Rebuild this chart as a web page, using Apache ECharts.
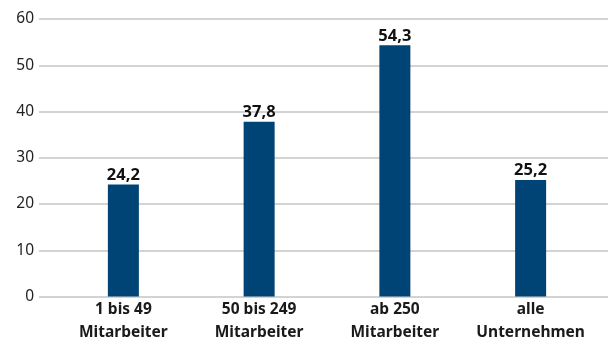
<!DOCTYPE html>
<html>
<head>
    <meta charset="utf-8">
    <script src="https://cdn.jsdelivr.net/npm/echarts@6/dist/echarts.min.js"></script>
    <style>
        html, body { margin: 0; padding: 0; background: #ffffff; }
        #chart { width: 613px; height: 345px; }
    </style>
</head>
<body>
    <div id="chart"></div>
    <script>
        var categories = ['1 bis 49\nMitarbeiter', '50 bis 249\nMitarbeiter', 'ab 250\nMitarbeiter', 'alle\nUnternehmen'];
        var values = [24.2, 37.8, 54.3, 25.2];
        var yTicks = [0, 10, 20, 30, 40, 50, 60];

        var chart = echarts.init(document.getElementById('chart'));
        var font = '"Noto Sans", sans-serif';

        var option = {
            animation: false,
            grid: [
                // gridlines + y labels (lines run wider than the bar band)
                { left: 39, right: 5, top: 19, bottom: 48.5 },
                // bars
                { left: 55.5, right: 14.5, top: 19, bottom: 48.5 }
            ],
            xAxis: [
                { type: 'value', gridIndex: 0, show: false, min: 0, max: 1 },
                {
                    type: 'category', gridIndex: 1, data: categories,
                    axisLine: { show: false }, axisTick: { show: false },
                    axisLabel: {
                        color: '#1a1a1a', fontFamily: font, fontWeight: 'bold',
                        fontSize: 15.5, lineHeight: 23, margin: 2, interval: 0
                    }
                }
            ],
            yAxis: [
                {
                    type: 'value', gridIndex: 0,
                    min: yTicks[0], max: yTicks[yTicks.length - 1], interval: 10,
                    axisLine: { show: false }, axisTick: { show: false },
                    axisLabel: { color: '#222', fontFamily: font, fontSize: 15.5, margin: 5 },
                    splitLine: { lineStyle: { color: '#c4c4c4', width: 1.5 } }
                },
                {
                    type: 'value', gridIndex: 1, min: 0, max: 60, interval: 10, show: false
                }
            ],
            series: [{
                type: 'bar',
                xAxisIndex: 1, yAxisIndex: 1,
                data: values,
                barWidth: 31,
                itemStyle: { color: '#004375' },
                label: {
                    show: true, position: 'top', distance: 1,
                    color: '#111', fontFamily: font, fontWeight: 'bold', fontSize: 16.5,
                    formatter: function (p) { return String(p.value).replace('.', ','); }
                }
            }]
        };

        chart.setOption(option);
    </script>
</body>
</html>
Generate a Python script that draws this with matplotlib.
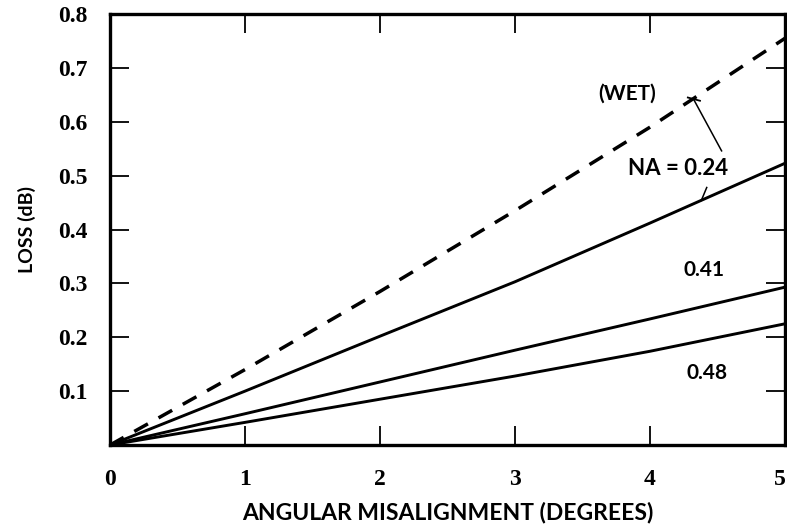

* * * * * * * * *

Review the material and copy each line in which the word "script" appears.

    <script src="https://cdn.jsdelivr.net/npm/echarts@6/dist/echarts.min.js"></script>
    <script>
    </script>
Generate a Python script that draws this with matplotlib.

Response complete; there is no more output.